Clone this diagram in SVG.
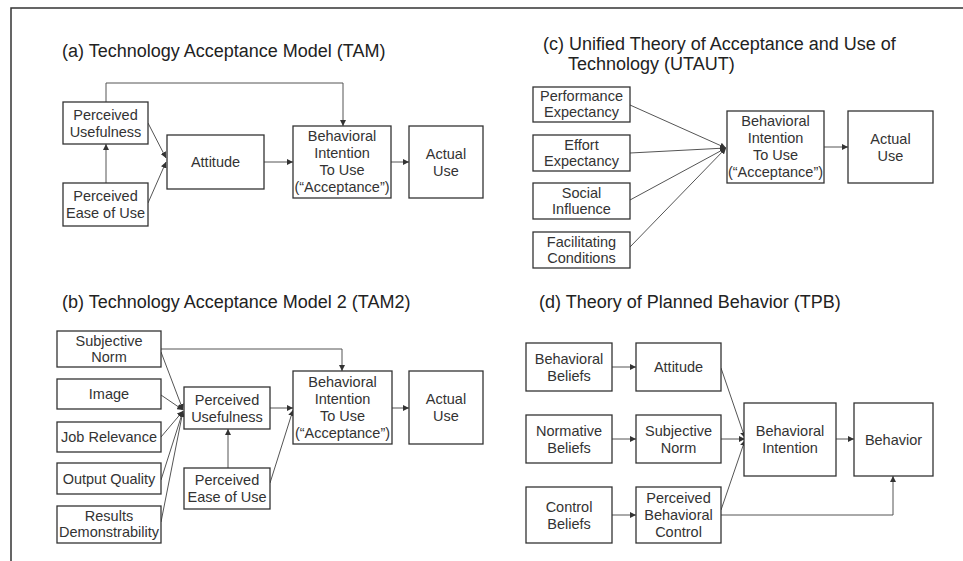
<svg xmlns="http://www.w3.org/2000/svg" width="963" height="561" viewBox="0 0 963 561">
<defs>
<style>
.bg{fill:#fff}
.frame{fill:none;stroke:#333;stroke-width:1.5}
.box{fill:#fff;stroke:#333;stroke-width:1.3}
.t{font-family:"Liberation Sans",Arial,sans-serif;font-size:14.5px;fill:#333;text-anchor:middle}
.title{font-family:"Liberation Sans",Arial,sans-serif;font-size:18px;fill:#222}
.c{fill:none;stroke:#555;stroke-width:1}
.a{marker-end:url(#arr)}
</style>
<marker id="arr" markerUnits="userSpaceOnUse" markerWidth="7" markerHeight="6" refX="6" refY="3" orient="auto">
<path d="M0,0 L6,3 L0,6 z" fill="#333"/>
</marker>
</defs>
<rect class="bg" x="0" y="0" width="963" height="561"/>
<path class="frame" d="M11,561 L11,8 L963,8"/>

<text class="title" x="62" y="57">(a) Technology Acceptance Model (TAM)</text>
<text class="title" x="543" y="50">(c) Unified Theory of Acceptance and Use of</text>
<text class="title" x="568" y="70">Technology (UTAUT)</text>
<text class="title" x="62" y="308">(b) Technology Acceptance Model 2 (TAM2)</text>
<text class="title" x="539" y="308">(d) Theory of Planned Behavior (TPB)</text>

<g id="connectors">
<!-- (a) -->
<path class="c a" d="M106,183 L106,144"/>
<path class="c a" d="M148,123 L166,158"/>
<path class="c a" d="M148,203 L166,162"/>
<path class="c a" d="M264,162 L293,162"/>
<path class="c a" d="M391,162 L409,162"/>
<path class="c a" d="M106,102 L106,83 L343,83 L343,126"/>
<!-- (c) -->
<path class="c a" d="M630,105 L726,148"/>
<path class="c a" d="M630,153 L726,148"/>
<path class="c a" d="M630,200 L726,148"/>
<path class="c a" d="M630,247 L726,148"/>
<path class="c a" d="M824,147 L848,147"/>
<!-- (b) -->
<path class="c a" d="M161,352 L183,410"/>
<path class="c a" d="M161,395 L183,410"/>
<path class="c a" d="M161,437 L183,411"/>
<path class="c a" d="M161,480 L183,411"/>
<path class="c a" d="M161,522 L183,411"/>
<path class="c a" d="M161,349 L342,349 L342,371"/>
<path class="c a" d="M270,408 L293,408"/>
<path class="c a" d="M228,468 L228,429"/>
<path class="c a" d="M270,483 L293,410"/>
<path class="c a" d="M392,408 L409,408"/>
<!-- (d) -->
<path class="c a" d="M612,367 L636,367"/>
<path class="c a" d="M612,439 L636,439"/>
<path class="c a" d="M612,515 L636,515"/>
<path class="c a" d="M721,368 L745,438"/>
<path class="c a" d="M721,439 L745,439"/>
<path class="c a" d="M721,510 L745,440"/>
<path class="c a" d="M836,439 L854,439"/>
<path class="c a" d="M721,515 L893,515 L893,476"/>
</g>

<!-- (a) nodes -->
<g id="a-pu"><rect class="box" x="63" y="102" width="85" height="42"/><text class="t"><tspan x="105.5" y="119.5">Perceived</tspan><tspan x="105.5" y="136.5">Usefulness</tspan></text></g>
<g id="a-peou"><rect class="box" x="63" y="183" width="85" height="43"/><text class="t"><tspan x="105.5" y="201">Perceived</tspan><tspan x="105.5" y="218">Ease of Use</tspan></text></g>
<g id="a-att"><rect class="box" x="167" y="135" width="97" height="54"/><text class="t" x="215.5" y="167">Attitude</text></g>
<g id="a-bi"><rect class="box" x="293" y="126" width="98" height="72"/><text class="t"><tspan x="342" y="141">Behavioral</tspan><tspan x="342" y="158">Intention</tspan><tspan x="342" y="175">To Use</tspan><tspan x="342" y="192">(“Acceptance”)</tspan></text></g>
<g id="a-au"><rect class="box" x="409" y="126" width="74" height="72"/><text class="t"><tspan x="446" y="158.5">Actual</tspan><tspan x="446" y="175.5">Use</tspan></text></g>

<!-- (c) nodes -->
<g id="c-pe"><rect class="box" x="533" y="87" width="97" height="35"/><text class="t"><tspan x="581.5" y="101">Performance</tspan><tspan x="581.5" y="117">Expectancy</tspan></text></g>
<g id="c-ee"><rect class="box" x="533" y="135" width="97" height="36"/><text class="t"><tspan x="581.5" y="149.5">Effort</tspan><tspan x="581.5" y="165.5">Expectancy</tspan></text></g>
<g id="c-si"><rect class="box" x="533" y="183" width="97" height="36"/><text class="t"><tspan x="581.5" y="197.5">Social</tspan><tspan x="581.5" y="213.5">Influence</tspan></text></g>
<g id="c-fc"><rect class="box" x="533" y="232" width="97" height="36"/><text class="t"><tspan x="581.5" y="246.5">Facilitating</tspan><tspan x="581.5" y="262.5">Conditions</tspan></text></g>
<g id="c-bi"><rect class="box" x="727" y="111" width="97" height="72"/><text class="t"><tspan x="775.5" y="126">Behavioral</tspan><tspan x="775.5" y="143">Intention</tspan><tspan x="775.5" y="160">To Use</tspan><tspan x="775.5" y="177">(“Acceptance”)</tspan></text></g>
<g id="c-au"><rect class="box" x="848" y="111" width="85" height="72"/><text class="t"><tspan x="890.5" y="143.5">Actual</tspan><tspan x="890.5" y="160.5">Use</tspan></text></g>

<!-- (b) nodes -->
<g id="b-sn"><rect class="box" x="57" y="331" width="104" height="36"/><text class="t"><tspan x="109" y="345.5">Subjective</tspan><tspan x="109" y="361.5">Norm</tspan></text></g>
<g id="b-img"><rect class="box" x="57" y="379" width="104" height="30"/><text class="t" x="109" y="399">Image</text></g>
<g id="b-jr"><rect class="box" x="57" y="422" width="104" height="30"/><text class="t" x="109" y="442">Job Relevance</text></g>
<g id="b-oq"><rect class="box" x="57" y="463" width="104" height="31"/><text class="t" x="109" y="483.5">Output Quality</text></g>
<g id="b-rd"><rect class="box" x="57" y="506" width="104" height="37"/><text class="t"><tspan x="109" y="521">Results</tspan><tspan x="109" y="537">Demonstrability</tspan></text></g>
<g id="b-pu"><rect class="box" x="184" y="387" width="86" height="42"/><text class="t"><tspan x="227" y="404.5">Perceived</tspan><tspan x="227" y="421.5">Usefulness</tspan></text></g>
<g id="b-peou"><rect class="box" x="184" y="468" width="86" height="41"/><text class="t"><tspan x="227" y="485">Perceived</tspan><tspan x="227" y="502">Ease of Use</tspan></text></g>
<g id="b-bi"><rect class="box" x="293" y="371" width="99" height="73"/><text class="t"><tspan x="342.5" y="386.5">Behavioral</tspan><tspan x="342.5" y="403.5">Intention</tspan><tspan x="342.5" y="420.5">To Use</tspan><tspan x="342.5" y="437.5">(“Acceptance”)</tspan></text></g>
<g id="b-au"><rect class="box" x="409" y="371" width="74" height="73"/><text class="t"><tspan x="446" y="404">Actual</tspan><tspan x="446" y="421">Use</tspan></text></g>

<!-- (d) nodes -->
<g id="d-bb"><rect class="box" x="526" y="343" width="86" height="48"/><text class="t"><tspan x="569" y="363.5">Behavioral</tspan><tspan x="569" y="380.5">Beliefs</tspan></text></g>
<g id="d-att"><rect class="box" x="636" y="343" width="85" height="48"/><text class="t" x="678.5" y="372">Attitude</text></g>
<g id="d-nb"><rect class="box" x="526" y="415" width="86" height="48"/><text class="t"><tspan x="569" y="435.5">Normative</tspan><tspan x="569" y="452.5">Beliefs</tspan></text></g>
<g id="d-sn"><rect class="box" x="636" y="415" width="85" height="48"/><text class="t"><tspan x="678.5" y="435.5">Subjective</tspan><tspan x="678.5" y="452.5">Norm</tspan></text></g>
<g id="d-cb"><rect class="box" x="526" y="487" width="86" height="56"/><text class="t"><tspan x="569" y="511.5">Control</tspan><tspan x="569" y="528.5">Beliefs</tspan></text></g>
<g id="d-pbc"><rect class="box" x="636" y="487" width="85" height="56"/><text class="t"><tspan x="678.5" y="503">Perceived</tspan><tspan x="678.5" y="520">Behavioral</tspan><tspan x="678.5" y="537">Control</tspan></text></g>
<g id="d-bi"><rect class="box" x="744" y="403" width="92" height="73"/><text class="t"><tspan x="790" y="436">Behavioral</tspan><tspan x="790" y="453">Intention</tspan></text></g>
<g id="d-beh"><rect class="box" x="854" y="403" width="79" height="73"/><text class="t" x="893.5" y="444.5">Behavior</text></g>
</svg>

> _DESCRIPTION OF THE TASK_
Restate only the lines running from the start of the material above through the line containing "Planned Behavior (TPB)</text>", ends included. No pictures.

> _ANSWER TO THE EXERCISE_
Clone this diagram in SVG.
<svg xmlns="http://www.w3.org/2000/svg" width="963" height="561" viewBox="0 0 963 561">
<defs>
<style>
.bg{fill:#fff}
.frame{fill:none;stroke:#333;stroke-width:1.5}
.box{fill:#fff;stroke:#333;stroke-width:1.3}
.t{font-family:"Liberation Sans",Arial,sans-serif;font-size:14.5px;fill:#333;text-anchor:middle}
.title{font-family:"Liberation Sans",Arial,sans-serif;font-size:18px;fill:#222}
.c{fill:none;stroke:#555;stroke-width:1}
.a{marker-end:url(#arr)}
</style>
<marker id="arr" markerUnits="userSpaceOnUse" markerWidth="7" markerHeight="6" refX="6" refY="3" orient="auto">
<path d="M0,0 L6,3 L0,6 z" fill="#333"/>
</marker>
</defs>
<rect class="bg" x="0" y="0" width="963" height="561"/>
<path class="frame" d="M11,561 L11,8 L963,8"/>

<text class="title" x="62" y="57">(a) Technology Acceptance Model (TAM)</text>
<text class="title" x="543" y="50">(c) Unified Theory of Acceptance and Use of</text>
<text class="title" x="568" y="70">Technology (UTAUT)</text>
<text class="title" x="62" y="308">(b) Technology Acceptance Model 2 (TAM2)</text>
<text class="title" x="539" y="308">(d) Theory of Planned Behavior (TPB)</text>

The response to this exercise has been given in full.